The EOR model also works when you're entering a new market and want to validate product-market fit before committing to entity infrastructure. You can hire through an EOR, see how the UK market develops, and then decide whether to establish your own entity based on actual headcount and growth trajectory.

Is there a middle ground between EOR and in-house?

Yes. Some companies use an EOR to enter the UK and then transition to in-house payroll once they reach scale. This hybrid approach works as long as the transition is planned, not reactive.

Choose a hybrid approach when you're entering the UK with fewer than 20 employees and expect to exceed 50 employees within 12-24 months. Planned graduation reduces disruption compared with a reactive switch. You can use the EOR period to understand UK employment requirements, build relationships with local advisors, and prepare your internal systems for the transition.

The graduation model, Teamed's proprietary framework for guiding companies through sequential employment model transitions, treats this as a natural progression. You start with the structure that fits your current situation, then evolve as your needs change. The key is maintaining continuity through a single advisory relationship, so you don't lose institutional knowledge when you transition from EOR to your own entity.

What you want to avoid is the graduation cliff, where you outgrow your EOR but haven't prepared for the transition. Suddenly you need to find an entity setup specialist, a local payroll provider, and a compliance advisor. Each transition introduces risk, cost, and a break in the advisory relationship. Planning the transition in advance eliminates that cliff.

What should you check in an EOR contract for SSP compliance?

EOR contracts vary significantly in how they allocate compliance responsibilities. You need to understand exactly what you're buying before you sign.

Check the liability cap. Most EOR contracts limit the provider's financial liability for compliance errors. If that cap is below 12 months of fees, you're carrying more risk than you might realise. A multi-employee SSP underpayment, plus the cost of correction, plus advisory fees to manage the remediation, can easily exceed a capped remedy.

Understand the client notification obligations. EOR contracts commonly require you to report absences within a specific timeframe. If you miss that window, the EOR may not be responsible for incorrect SSP processing. Make sure your managers know what they need to report and when.

Ask about change management. When the April 2026 reforms arrive, how will the EOR communicate changes to you? Will they update contracts automatically, or do you need to request amendments? What's the timeline for payroll system updates, and what happens if the update is delayed?

Review the remediation commitments. If the EOR makes an SSP error, what's the process for correction? Who pays for the additional advisory work? How quickly will they resolve the issue? These details matter when something goes wrong.

A decision test you can take to your CFO

The decision framework has five criteria. You should consider transitioning to your own entity when you meet all of them.

First, employee concentration. Have you reached or exceeded 10 employees in the UK? That's the threshold where entity economics typically become competitive with EOR for UK operations.

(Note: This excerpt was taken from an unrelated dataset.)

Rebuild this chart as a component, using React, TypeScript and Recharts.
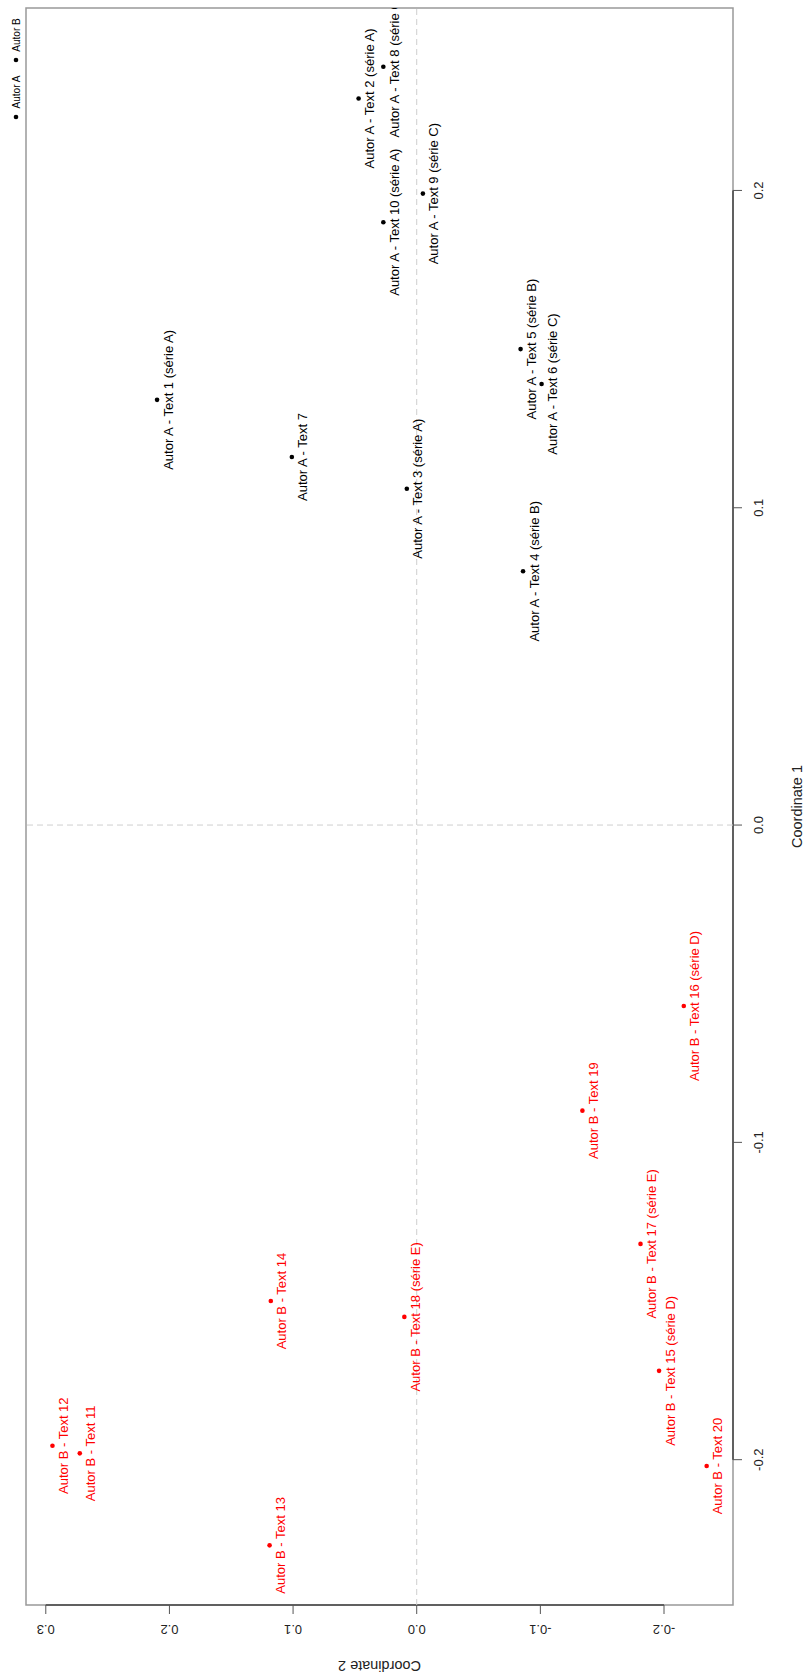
import React from "react";
import {
  ScatterChart,
  Scatter,
  XAxis,
  YAxis,
  ReferenceLine,
  ReferenceArea,
  Legend,
} from "recharts";

// Autor A
const labelsA = [
  "Autor A - Text 1 (série A)",
  "Autor A - Text 2 (série A)",
  "Autor A - Text 3 (série A)",
  "Autor A - Text 4 (série B)",
  "Autor A - Text 5 (série B)",
  "Autor A - Text 6 (série C)",
  "Autor A - Text 7",
  "Autor A - Text 8 (série C)",
  "Autor A - Text 9 (série C)",
  "Autor A - Text 10 (série A)",
];
const coord1A = [0.134, 0.229, 0.106, 0.08, 0.15, 0.139, 0.116, 0.239, 0.199, 0.19];
const coord2A = [0.21, 0.047, 0.008, -0.086, -0.084, -0.101, 0.101, 0.027, -0.005, 0.027];

// Autor B
const labelsB = [
  "Autor B - Text 11",
  "Autor B - Text 12",
  "Autor B - Text 13",
  "Autor B - Text 14",
  "Autor B - Text 15 (série D)",
  "Autor B - Text 16 (série D)",
  "Autor B - Text 17 (série E)",
  "Autor B - Text 18 (série E)",
  "Autor B - Text 19",
  "Autor B - Text 20",
];
const coord1B = [-0.198, -0.1956, -0.227, -0.15, -0.172, -0.057, -0.132, -0.155, -0.09, -0.202];
const coord2B = [0.2725, 0.2946, 0.119, 0.118, -0.196, -0.216, -0.181, 0.01, -0.134, -0.2345];

const ticks1 = [-0.2, -0.1, 0, 0.1, 0.2];
const ticks2 = [0.3, 0.2, 0.1, 0, -0.1, -0.2];

const C1_MIN = -0.2458;
const C1_MAX = 0.2575;
const C2_MIN = -0.2558;
const C2_MAX = 0.316;

const FONT = "'Liberation Sans', Arial, sans-serif";

const dataA = labelsA.map((name, i) => ({ name, c1: coord1A[i], c2: coord2A[i] }));
const dataB = labelsB.map((name, i) => ({ name, c1: coord1B[i], c2: coord2B[i] }));

// point with its label set below it (reads bottom-to-top in the turned plot)
const pointShape = (color: string) => (props: any) => {
  const { cx, cy, payload } = props;
  const tx = cx + 15.5;
  return (
    <g>
      <circle cx={cx} cy={cy} r={2.3} fill={color} />
      <text
        x={tx}
        y={cy}
        transform={`rotate(-90 ${tx} ${cy})`}
        textAnchor="middle"
        fontSize={13}
        fontFamily={FONT}
        fill={color}
      >
        {payload.name}
      </text>
    </g>
  );
};

const BottomTick = (props: any) => {
  const { x, y, payload } = props;
  const ty = y + 11;
  return (
    <text
      x={x}
      y={ty}
      transform={`rotate(180 ${x} ${ty})`}
      textAnchor="middle"
      fontSize={13}
      fontFamily={FONT}
      fill="#222"
    >
      {Number(payload.value).toFixed(1)}
    </text>
  );
};

const RightTick = (props: any) => {
  const { x, y, payload } = props;
  const tx = x + 21;
  return (
    <text
      x={tx}
      y={y}
      transform={`rotate(-90 ${tx} ${y})`}
      textAnchor="middle"
      fontSize={13}
      fontFamily={FONT}
      fill="#222"
    >
      {Number(payload.value).toFixed(1)}
    </text>
  );
};

const BottomTitle = (props: any) => {
  const vb = props.viewBox || { x: 26, y: 1605, width: 707, height: 72 };
  const cx = vb.x + vb.width / 2;
  const ty = vb.y + 56;
  return (
    <text
      x={cx}
      y={ty}
      transform={`rotate(180 ${cx} ${ty})`}
      textAnchor="middle"
      fontSize={14.5}
      fontFamily={FONT}
      fill="#222"
    >
      Coordinate 2
    </text>
  );
};

const RightTitle = (props: any) => {
  const vb = props.viewBox || { x: 733, y: 8, width: 72, height: 1597 };
  const tx = vb.x + 69;
  const cy = vb.y + vb.height / 2;
  return (
    <text
      x={tx}
      y={cy}
      transform={`rotate(-90 ${tx} ${cy})`}
      textAnchor="middle"
      fontSize={14.5}
      fontFamily={FONT}
      fill="#222"
    >
      Coordinate 1
    </text>
  );
};

const legendItems = [
  { name: "Autor A", color: "#000" },
  { name: "Autor B", color: "#000" },
];

const LegendBox = () => (
  <svg width={26} height={130}>
    {legendItems.map((item, i) => {
      const by = 117 - i * 57;
      const ty = by - 25;
      return (
        <g key={item.name}>
          <circle cx={16} cy={by} r={2.3} fill={item.color} />
          <text
            x={19.6}
            y={ty}
            transform={`rotate(-90 19.6 ${ty})`}
            textAnchor="middle"
            fontSize={10}
            fontFamily={FONT}
            fill="#000"
          >
            {item.name}
          </text>
        </g>
      );
    })}
  </svg>
);

export default function App() {
  return (
    <div style={{ position: "absolute", left: 0, top: 0, background: "#fff" }}>
      <ScatterChart
        width={805}
        height={1677}
        margin={{ top: 8, right: 0, bottom: 0, left: 26 }}
      >
        <XAxis
          type="number"
          dataKey="c2"
          domain={[C2_MIN, C2_MAX]}
          reversed
          allowDataOverflow
          ticks={ticks2}
          interval={0}
          height={72}
          axisLine={false}
          tickSize={9}
          tickMargin={0}
          tickLine={{ stroke: "#555" }}
          tick={<BottomTick />}
          label={<BottomTitle />}
        />
        <YAxis
          type="number"
          dataKey="c1"
          orientation="right"
          domain={[C1_MIN, C1_MAX]}
          allowDataOverflow
          ticks={ticks1}
          interval={0}
          width={72}
          axisLine={false}
          tickSize={9}
          tickMargin={0}
          tickLine={{ stroke: "#555" }}
          tick={<RightTick />}
          label={<RightTitle />}
        />
        <ReferenceArea
          x1={C2_MIN}
          x2={C2_MAX}
          y1={C1_MIN}
          y2={C1_MAX}
          fill="none"
          stroke="#999"
          strokeWidth={1.5}
          ifOverflow="visible"
        />
        <ReferenceLine
          segment={[
            { x: ticks2[0], y: C1_MIN },
            { x: ticks2[ticks2.length - 1], y: C1_MIN },
          ]}
          stroke="#444"
          strokeWidth={1.5}
          ifOverflow="visible"
        />
        <ReferenceLine
          segment={[
            { x: C2_MIN, y: ticks1[0] },
            { x: C2_MIN, y: ticks1[ticks1.length - 1] },
          ]}
          stroke="#444"
          strokeWidth={1.5}
          ifOverflow="visible"
        />
        <ReferenceLine x={0} stroke="#cfcfcf" strokeDasharray="6 4" />
        <ReferenceLine y={0} stroke="#cfcfcf" strokeDasharray="6 4" />
        <Legend
          layout="horizontal"
          verticalAlign="middle"
          align="center"
          wrapperStyle={{ left: 0, top: 0, width: 26, height: 130 }}
          content={() => <LegendBox />}
        />
        <Scatter
          name="Autor A"
          data={dataA}
          fill="#000"
          shape={pointShape("#000")}
          isAnimationActive={false}
        />
        <Scatter
          name="Autor B"
          data={dataB}
          fill="#ff0000"
          shape={pointShape("#ff0000")}
          isAnimationActive={false}
        />
      </ScatterChart>
    </div>
  );
}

Second, long-term commitment. Are you planning a 3-year or longer presence in the UK market with stable or growing headcount? Entity setup costs require multi-year presence to justify the investment.

Third, economic viability. Do your annual EOR costs multiplied by expected years exceed entity setup cost plus ongoing annual costs? Run the actual calculation with your real numbers.

Fourth, control requirements. Do you need direct control over local operations, bespoke benefits design, or integrations with finance systems that EORs can't easily accommodate?

Fifth, operational readiness. Do you have HR and legal resources capable of managing local compliance? If not, do you have the budget to acquire them through outsourced support?

If you meet all five criteria, in-house payroll is likely the better choice. If you don't meet them, or if any of the red flags apply, stay with EOR until your situation changes.

Signs you're not ready to run UK payroll yourself

Stay with EOR if you're in your first 1-2 years in the UK market while validating product-market fit. The regulatory environment is stable, but your business outlook might not be. Entity setup costs don't make sense if you might exit the market.

Stay with EOR if you lack local HR and legal expertise and have no budget to acquire it through outsourced support. Running compliant payroll requires more than software. Without the people to manage it, you're creating risk.

Stay with EOR if your UK employees are spread across the country with high turnover, suggesting headcount may not remain stable. The economics of entity establishment assume you'll maintain a certain employee count over time.

And stay with EOR if you simply don't have the internal resources to oversee local entity compliance. Someone needs to monitor regulatory changes, manage relationships with local advisors, and ensure your processes stay current. If that person doesn't exist in your organisation, EOR is the safer choice.

Making the right decision for your UK team

The April 2026 SSP reforms add complexity that tips the balance for many mid-market companies. Day-one entitlement, new calculation methods, transitional rules, and a new enforcement body mean payroll teams need deeper UK employment law knowledge than before. The question isn't whether you can handle SSP compliance. It's whether you want to build that capability internally or outsource it to a provider who already has it.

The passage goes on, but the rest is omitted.